Peter Bräunig, Michael Schmäh and Harald Wolf are fascinated by the neurophysiology of locusts, but each from a slightly different perspective: Wolf is intrigued by the role of inhibitory neurones in neuromuscular control, Bräunig by the neuroanatomy of the insect's head and thorax, and Schmäh by the insect's segmental organisation. Wolf explains that the three came together as a team when Bräunig noticed that a region of the insect's thorax was supplied by more neurons than expected. Their curiosity aroused, the team began characterising the insect's neurophysiology and were surprised to find that unlike all other arthropod inhibitory neurons, which function on several muscles simultaneously, one of the thorax's inhibitory neurones was `specific', functioning on one muscle alone (p. 1827).

Wolf explains that unlike large animals, which selectively activate fast and slow fibres through a myriad individual motoneurons, muscle function in smaller arthropods is controlled by as few as two or three motoneurons activating both slow and fast muscle fibres. According to Wolf, slow muscle fibres tend to be activated first, while fast muscle fibres are activated only at higher neurone discharge rates during an excitatory signal. So how do arthropods move fast when the muscle fibres that are initially activated are designed for slow endurance performance? Wolf explains that arthropod muscles are innervated with inhibitory neurones that act only on slow muscle fibres, effectively switching off the slow muscle fibres when the creatures need to get a move on.
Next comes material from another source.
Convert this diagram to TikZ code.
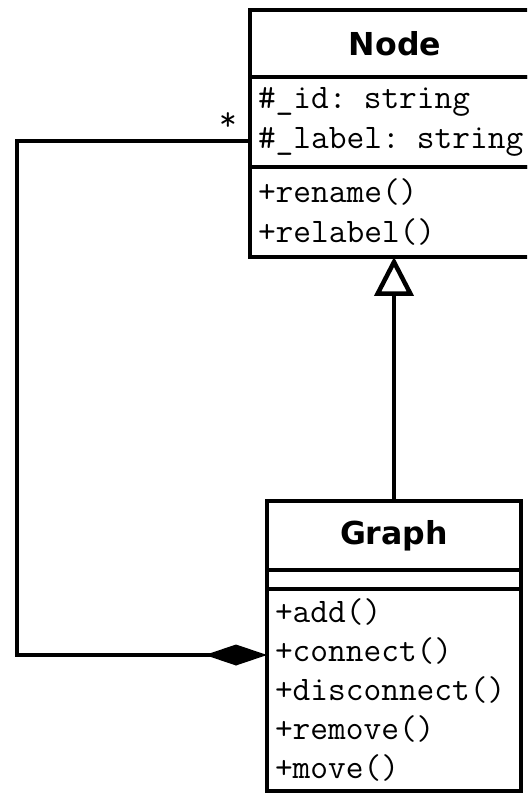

Wolf adds that almost all inhibitory neurones act on several muscles simultaneously, which he explains makes sense; if a crab wants to walk fast, it might as well inhibit all the slow muscle fibres in its leg muscles with a single neuron. However, only two inhibitory neurones, found in decapod crustacean legs, are known to function `specifically' on single muscles, allowing the crustaceans to independently activate two muscles that are excited by a single neuron. Curious to know which neurons in the locust's thorax were inhibitory, the team traced the delicate neural tissue through a segment of the insect's thorax.

The team washed thorax nerves with antisera that stained neurones producing the inhibitory neurotransmitter, GABA. Surprisingly, three of the neurons were inhibitory, even though most body segments are inhibited by only two. Curious to know which muscles were innervated by the inhibitory neurones, the team infused the insect's nervous tissue with cobalt and nickel ions, to track the neuron's course. Sure enough, two of the neurons served several muscles, but when the team traced the third, it only inhibited one muscle, known as M60. The team confirmed their unexpected finding by measuring electrical activity on the three neurons, and correlated their activity with signals in the muscle tissue.

So why is the inhibitory neuron that innervates M60 `specific'? Wolf suspects that there are several possible explanations. Either the neuron was previously connected to another muscle and is in the process of losing that connection, or the segment with three inhibitory neurones is an evolutionary snapshot, linking the locust to early dragonflies. Wolf explains that each modern dragonfly segment is innervated by three inhibitory neurons, and the locust could prove to be the missing link between the neurophysiology of early dragonflies and modern insects.